I stand with agriculture. I stand with coal. I believe both industries deserve the support of elected officials rather than job-killing overregulation.
And when Democratic Gov. Steve Beshear and House Majority Floor Leader Rocky Adkins, along with both Republican U.S. senators, joined with me to support the investment of tobacco-settlement dollars in a coal-related agribusiness, we put politics aside to support two of Kentucky's signature industries.
Charah's application for tobacco settlement money — not taxpayer dollars — was analyzed by Beshear's Office of Agricultural Policy and approved overwhelmingly by the Agricultural Finance Corp. board that I chair and that consists of mostly guberna torial appointees from all over the state with backgrounds in farming and business.

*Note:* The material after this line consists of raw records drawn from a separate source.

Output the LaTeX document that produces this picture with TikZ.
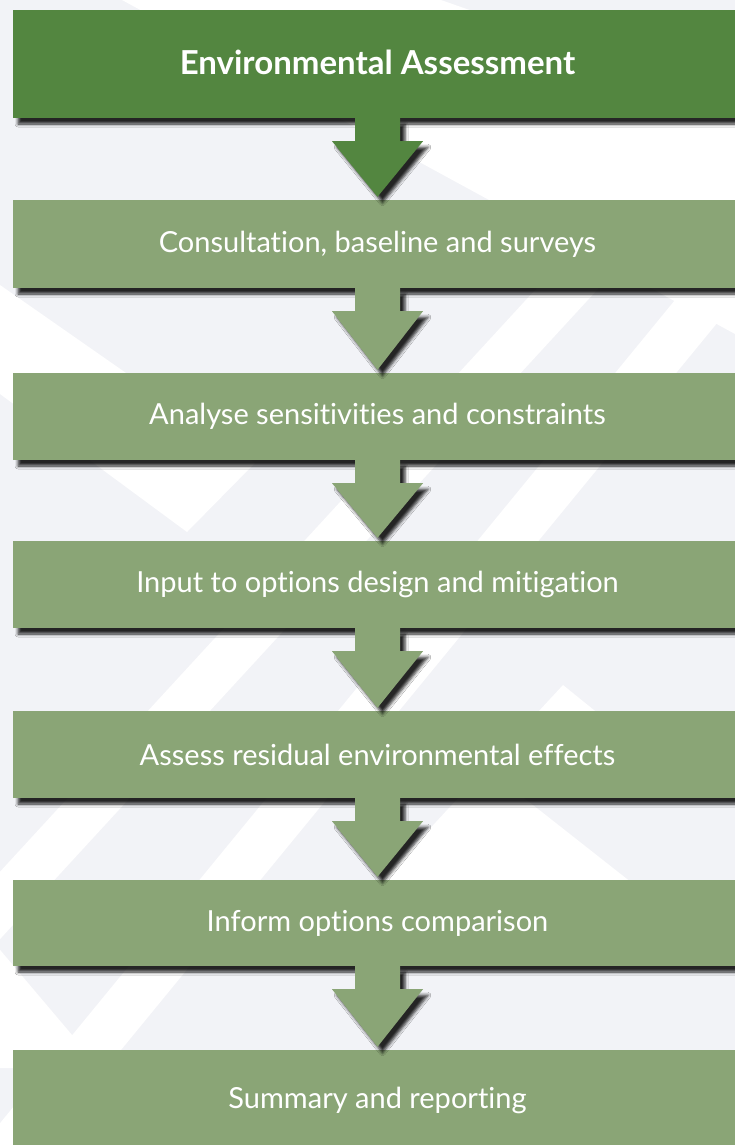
\documentclass[tikz,border=0pt]{standalone}
\usepackage{fontspec}
\setmainfont{Lato}[Ligatures=NoCommon]
\usetikzlibrary{calc,shadows.blur}

\definecolor{headgreen}{HTML}{538640}
\definecolor{stepgreen}{HTML}{8AA576}
\definecolor{paper}{HTML}{F2F3F7}

\begin{document}
\begin{tikzpicture}[x=1pt, y=-1pt]
	\tikzstyle{block} = [rectangle, fill=stepgreen, text=white, minimum width=729pt, minimum height=87pt, inner sep=0pt, font=\fontsize{29}{33}\selectfont, blur shadow={shadow xshift=5pt, shadow yshift=-6pt, shadow blur radius=3pt, shadow opacity=85}]
	\tikzstyle{line} = [fill=stepgreen, blur shadow={shadow xshift=5pt, shadow yshift=-6pt, shadow blur radius=3pt, shadow opacity=85},
		to path={($(\tikztostart.south)+(-22.5,0)$) -- ($(\tikztostart.south)+(-22.5,23)$) -- ($(\tikztostart.south)+(-45.5,23)$) -- ($(\tikztotarget.north)+(0,-3)$) -- ($(\tikztostart.south)+(45.5,23)$) -- ($(\tikztostart.south)+(22.5,23)$) -- ($(\tikztostart.south)+(22.5,0)$) -- cycle}]
	\tikzstyle{stripe} = [fill=white]

	    % Background
	    \useasboundingbox (0,0) rectangle (735,1145);
	    \clip (0,0) rectangle (735,1145);
	    \fill [paper] (0,0) rectangle (735,1145);
	    \fill [stripe] (122,0) -- (441,0) -- (735,103) -- (735,334) -- cycle;
	    \fill [stripe] (811,-10) -- (873,-10) -- (-10,950) -- (-72,950) -- cycle;
	    \fill [stripe] (921,0) -- (982,0) -- (39,1150) -- (-22,1150) -- cycle;
	    \fill [stripe] (0,285) -- (255,463) -- (187,532) -- (0,394) -- cycle;
	    \fill [stripe] (563,685) -- (512,740) -- (631,740) -- cycle;
	    \fill [stripe] (486,768) -- (373,890) -- (641,890) -- cycle;
	    \fill [stripe] (-10,938) -- (100,1068) -- (-10,1068) -- cycle;

	    % Place nodes
	    \node [block, fill=headgreen, minimum height=108pt, font=\fontsize{33}{37}\selectfont\bfseries, text depth=4pt] (EA) at (377.5,64) {Environmental Assessment};
	    \node [block, minimum height=88pt] (CB) at (377.5,244) {Consultation, baseline and surveys};
	    \node [block] (AS) at (377.5,416.5) {Analyse sensitivities and constraints};
	    \node [block] (IO) at (377.5,584.5) {Input to options design and mitigation};
	    \node [block] (AR) at (377.5,754.5) {Assess residual environmental effects};
	    \node [block, minimum height=86pt] (IC) at (377.5,923) {Inform options comparison};
	    \node [block, minimum height=100pt] (SR) at (377.5,1100) {Summary and reporting};

	    % Draw edges
	    \path [line, fill=headgreen] (EA) to (CB);
	    \path [line] (CB) to (AS);
	    \path [line] (AS) to (IO);
	    \path [line] (IO) to (AR);
	    \path [line] (AR) to (IC);
	    \path [line] (IC) to (SR);

\end{tikzpicture}
\end{document}
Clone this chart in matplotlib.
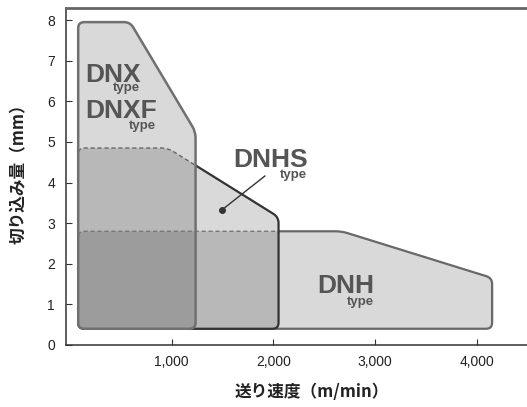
import numpy as np
import matplotlib
matplotlib.use("Agg")
import matplotlib.pyplot as plt
from matplotlib.path import Path
from matplotlib.patches import PathPatch

plt.rcParams['font.family'] = ['Liberation Sans', 'Noto Sans CJK JP', 'DejaVu Sans']

# application ranges: feed speed (m/min) vs depth of cut (mm)
dnx_speed = [80, 80, 590, 1234, 1234]
dnx_depth = [0.4, 7.95, 7.95, 5.25, 0.4]
dnhs_speed = [80, 80, 960, 2050, 2050]
dnhs_depth = [0.4, 4.85, 4.85, 3.15, 0.4]
dnh_speed = [80, 80, 2670, 4150, 4150]
dnh_depth = [0.4, 2.8, 2.8, 1.65, 0.4]

xticks = [1000, 2000, 3000, 4000]
xtick_labels = ['1,000', '2,000', '3,000', '4,000']
yticks = [0, 1, 2, 3, 4, 5, 6, 7, 8]

# pixels per data unit, used to make the corner rounding look round
SX, SY = 0.1017, 40.6


def rounded(xs, ys, r=6):
    pts = np.column_stack([np.array(xs) * SX, np.array(ys) * SY])
    n = len(pts)
    verts, codes = [], []
    for i in range(n):
        p, v, q = pts[i - 1], pts[i], pts[(i + 1) % n]
        d1 = p - v
        d2 = q - v
        l1 = np.hypot(*d1)
        l2 = np.hypot(*d2)
        rr = min(r, l1 / 2, l2 / 2)
        verts += [v + d1 / l1 * rr, v, v + d2 / l2 * rr]
        codes += [Path.MOVETO if i == 0 else Path.LINETO, Path.CURVE3, Path.CURVE3]
    verts.append(verts[0])
    codes.append(Path.CLOSEPOLY)
    return Path(np.array(verts) / [SX, SY], codes)


def outside(path):
    # big box (counter-clockwise) with the shape (clockwise) as a hole
    box = Path([(-1e5, -50), (1e5, -50), (1e5, 50), (-1e5, 50), (-1e5, -50)],
               [Path.MOVETO, Path.LINETO, Path.LINETO, Path.LINETO, Path.CLOSEPOLY])
    return Path.make_compound_path(box, path)


fig = plt.figure(figsize=(5.27, 4.07), dpi=100)
ax = fig.add_axes([66 / 527, 62 / 407, 461 / 527, 337.5 / 407])
ax.set_xlim(-40, 4493)
ax.set_ylim(0, 8.31)

dnx = rounded(dnx_speed, dnx_depth)
dnhs = rounded(dnhs_speed, dnhs_depth)
dnh = rounded(dnh_speed, dnh_depth)

# translucent fills, overlaps get darker
for shape in [dnh, dnhs, dnx]:
    ax.add_patch(PathPatch(shape, facecolor='black', alpha=0.15, edgecolor='none', zorder=1))

# DNH outline: solid outside DNHS, dashed inside
p = PathPatch(dnh, fill=False, edgecolor='#686868', lw=1.6, zorder=2)
ax.add_patch(p)
p.set_clip_path(outside(dnhs), ax.transData)
p = PathPatch(dnh, fill=False, edgecolor='#777777', lw=1.0, ls=(0, (3, 2)), zorder=2)
ax.add_patch(p)
p.set_clip_path(dnhs, ax.transData)

# DNHS outline: solid outside DNX, dashed inside
p = PathPatch(dnhs, fill=False, edgecolor='#333333', lw=1.6, zorder=3)
ax.add_patch(p)
p.set_clip_path(outside(dnx), ax.transData)
p = PathPatch(dnhs, fill=False, edgecolor='#666666', lw=1.0, ls=(0, (3, 2)), zorder=3)
ax.add_patch(p)
p.set_clip_path(dnx, ax.transData)

# DNX outline on top
ax.add_patch(PathPatch(dnx, fill=False, edgecolor='#707070', lw=1.8, zorder=4))

# pointer for DNHS
ax.plot([1490, 1915], [3.32, 4.16], color='#333333', lw=1.0, zorder=5)
ax.plot([1490], [3.32], 'o', color='#333333', ms=4, zorder=5)

txt = dict(color='#555555', fontweight='bold', va='baseline', ha='left', zorder=6)
ax.text(154, 6.48, 'DNX', fontsize=19, **txt)
ax.text(421, 6.26, 'type', fontsize=9.5, **txt)
ax.text(154, 5.59, 'DNXF', fontsize=19, **txt)
ax.text(578, 5.32, 'type', fontsize=9.5, **txt)
ax.text(1600, 4.38, 'DNHS', fontsize=19, **txt)
ax.text(2062, 4.10, 'type', fontsize=9.5, **txt)
ax.text(2426, 1.28, 'DNH', fontsize=19, **txt)
ax.text(2721, 0.99, 'type', fontsize=9.5, **txt)

ax.set_xticks(xticks)
ax.set_xticklabels(xtick_labels)
ax.set_yticks(yticks)
ax.tick_params(direction='in', length=4, width=0.8, color='#333333', labelsize=10,
               labelcolor='#222222')
ax.tick_params(axis='y', pad=8)
ax.tick_params(axis='x', pad=7)

ax.spines['right'].set_visible(False)
ax.spines['top'].set_color('#666666')
ax.spines['top'].set_linewidth(2.0)
ax.spines['left'].set_color('#333333')
ax.spines['left'].set_linewidth(1.1)
ax.spines['bottom'].set_color('#333333')
ax.spines['bottom'].set_linewidth(1.1)

ax.set_xlabel('送り速度（m/min）', fontsize=12, fontweight='bold',
              family=['Noto Sans CJK JP', 'DejaVu Sans'], color='#222222')
ax.xaxis.set_label_coords(0.534, -0.113)
ax.set_ylabel('切り込み量（mm）', fontsize=12, fontweight='bold',
              family=['Noto Sans CJK JP', 'DejaVu Sans'], color='#222222')
ax.yaxis.set_label_coords(-0.082, 0.519)

fig.savefig('out.png', dpi=100, facecolor='white')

It's also worth noting that Kenny Burdine, an agricultural economist with the University of Kentucky College of Agriculture, sits on the board and voted for the project. My office has an extremely close relationship with the UK College of Agriculture and its dean, Scott Smith, a close personal friend and mentor of mine.
Charah plans to convert up to 300,000 tons of gypsum from Louisville Gas & Electric's Mill Creek power plant into sulfur fertilizer that can be used on Kentucky soils.
The project was presented by the governor's agriculture officers as a sound investment that will generate jobs and income, and help farmers maximize their yields.
The project is also good for the environment because it takes a waste product from coal scrubbers and puts it to use for agriculture. Therefore it is not surprising that it received such overwhelming bipartisan support.
I have said I rely on "boots on the ground" in assessing which nutrients are important to my fellow farmers. They will tell you that sulfur is important to crop production. They will also tell you that tobacco, in particular, is hard on soils, and a tobacco plot deficient in sulfur will not do well. And tobacco is still pretty important to Kentucky because it generates more than $300 million in cash receipts to Kentucky farmers every year.
I also rely on science. I regularly have the soil on my own farm tested by the University of Kentucky College of Agriculture through our local cooperative extension service office. Well, guess what? The tests on my own farm's soil showed a sulfur deficiency, so I applied a sulfur fertilizer.
No farmer I know, including myself, would go through the expense of applying a product that wasn't needed. Most farmers I know are tight as bark on a tree. They tell me they need products like the sulfur fertilizer Charah intends to offer.
Projects supported by tobacco settlement funds are discussed and voted on in meetings open to the public. I encourage anyone with an interest in these projects to attend and listen to the discussion, debate and decision-making process.
The previous agriculture commissioner rarely attended these meetings, so projects such as this one often received grants that largely went unnoticed. But times have changed.
In this case, the board approved a loan for Charah at 3.25 percent interest, meaning the board will make money off the deal, and the taxpayers risk no money at all.
I stand with agriculture. I stand with coal. And I did so here with a bipartisan group in the light of day. I know it's fun and games to assume everything is political, but let's not allow politics to keep us from progress for real businesses with real job potential for Kentucky.
Let's keep our eye on the ball.
At issue: June 4 Herald-Leader editorial, "State loan raises troubling issues; odd priorities, possible conflicts"
James R. Comer is Kentucky's agriculture commissioner.